The right assistance can be the bridge between planning and owning. When you understand your options and line up the right partners early, you can move with confidence and keep your closing on schedule.
If you want help sorting through your choices, I am happy to be a guide and connector for local lenders, city and county contacts, and counseling resources.
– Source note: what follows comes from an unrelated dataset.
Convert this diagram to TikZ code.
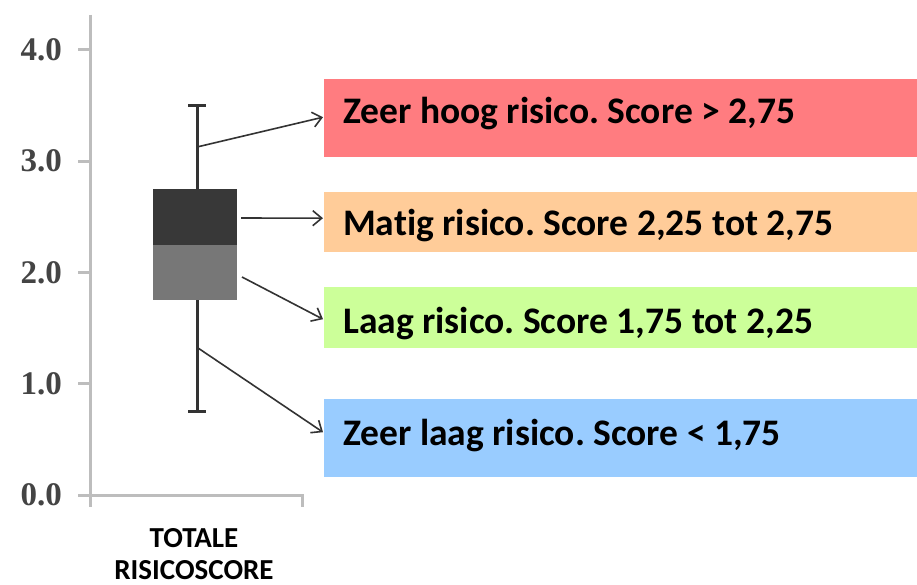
\documentclass[tikz,border=0pt]{standalone}
\usepackage{fontspec}
\usetikzlibrary{arrows.meta,calc}
\newfontfamily\calibrifont[Ligatures=NoCommon]{Carlito}
\newfontfamily\axisfont{Liberation Serif}
\frenchspacing
\definecolor{hiRed}{HTML}{FF7C80}
\definecolor{midOrange}{HTML}{FFCC99}
\definecolor{lowGreen}{HTML}{CCFF99}
\definecolor{vlowBlue}{HTML}{99CCFF}
\definecolor{axisGray}{HTML}{BDBDBD}
\definecolor{numGray}{HTML}{444444}
\definecolor{boxDark}{HTML}{383838}
\definecolor{boxLight}{HTML}{777777}
\definecolor{inkGray}{HTML}{333333}
\tikzset{
  axisline/.style={draw=axisGray, line width=3pt},
  ticklabel/.style={font=\axisfont\bfseries\fontsize{33pt}{36pt}\selectfont, text=numGray, anchor=east, inner sep=0pt},
  whisker/.style={draw=inkGray, line width=3pt},
  pointer/.style={draw=inkGray, line width=1.6pt, -{Straight Barb[length=9pt,width=15pt,line width=1.6pt]}},
  band/.style={rectangle, inner sep=0pt, minimum width=593pt, anchor=north west},
  bandtext/.style={font=\calibrifont\bfseries\fontsize{37.5pt}{44pt}\selectfont, anchor=base west, inner sep=0pt},
  caption/.style={font=\calibrifont\bfseries\fontsize{29pt}{32pt}\selectfont, align=center, inner sep=0pt, anchor=base}
}
\begin{document}
\begin{tikzpicture}[x=1pt, y=-1pt]
  \useasboundingbox[fill=white] (0,0) rectangle (917,585);

  % axes
  \draw[axisline] (90,15) -- (90,507);
  \draw[axisline] (80,495) -- (302,495) -- (302,507);
  \foreach \v/\t in {0/0.0,1/1.0,2/2.0,3/3.0,4/4.0}{
    \draw[axisline] (78,{495-111.25*\v}) -- (90,{495-111.25*\v});
    \node[ticklabel] (tick\v) at (62,{495-111.25*\v}) {\t};
  }

  % whiskers
  \draw[whisker] (197,105.6) -- (197,411.6);
  \draw[whisker] (188,105.6) -- (206,105.6);
  \draw[whisker] (188,411.6) -- (206,411.6);

  % box: upper and lower quartile parts
  \node[rectangle, fill=boxDark, inner sep=0pt, minimum width=84pt, minimum height=55.6pt, anchor=north west] (upper) at (153,189) {};
  \node[rectangle, fill=boxLight, inner sep=0pt, minimum width=84pt, minimum height=55.4pt, anchor=north west] (lower) at (153,244.6) {};

  % category bands
  \node[band, fill=hiRed, minimum height=78pt] (hi) at (324,79) {};
  \node[band, fill=midOrange, minimum height=60pt] (mid) at (324,192) {};
  \node[band, fill=lowGreen, minimum height=61pt] (low) at (324,287) {};
  \node[band, fill=vlowBlue, minimum height=78pt] (vlow) at (324,399) {};

  \node[bandtext] (hiT) at (343,123.5) {Zeer hoog risico. Score > 2,75};
  \node[bandtext] (midT) at (343,235.5) {Matig risico. Score 2,25 tot 2,75};
  \node[bandtext] (lowT) at (343,333) {Laag risico. Score 1,75 tot 2,25};
  \node[bandtext] (vlowT) at (343,445) {Zeer laag risico. Score < 1,75};

  % pointers from the plot to the bands
  \coordinate (p1) at (197,147);
  \coordinate (p2) at (241,218);
  \coordinate (p3) at (242,277);
  \coordinate (p4) at (198,348);
  \draw[pointer] (p1) -- ($(hi.west)+(-1,-1)$);
  \draw[pointer] (p2) -- ($(mid.west)+(-1,-4)$);
  \draw[pointer] (p3) -- ($(low.west)+(-1,1.5)$);
  \draw[pointer] (p4) -- ($(vlow.west)+(-1,-6)$);

  % category caption (anchored on the baseline of its last line)
  \node[caption] (cap) at (194,579) {TOTALE\\RISICOSCORE};
\end{tikzpicture}
\end{document}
Reach out to Tim Newton to talk through your goals and next steps.
FAQs
What is down payment assistance in Hickory?
- It is funding from state, local, nonprofit, or lender sources that helps cover your down payment, closing costs, or both when you buy a primary residence in Hickory or Catawba County.
Can I combine DPA with FHA, VA, USDA, or conventional loans?
- Often yes, since many programs are designed to pair with specific mortgage types, but your lender must confirm what is allowed for your exact loan.
How long does DPA approval take in Catawba County?
- It can add several weeks to a normal mortgage timeline, so apply early and coordinate closely with your lender, agent, and closing attorney.
Are down payment grants taxable income?
- Many grants are not taxable, but program structures vary, so you should ask a tax advisor about your specific situation.
Will DPA limit my ability to sell later?
- Some programs include resale or recapture provisions and forgiveness timelines, so review your documents and ask how selling or refinancing would work.
Do I have to be a first-time buyer to get DPA?
- Many programs prefer first-time buyers, defined as no ownership in the past three years, though there are exceptions for certain buyers or areas.
What credit score do I need to use DPA?
- You must meet the credit and debt-to-income standards for your loan type and any program-specific requirements set by the assistance provider.
Can seller concessions replace down payment assistance?
- Seller credits can reduce closing costs within loan limits, but they are different from down payment funds and cannot always be used for the down payment itself.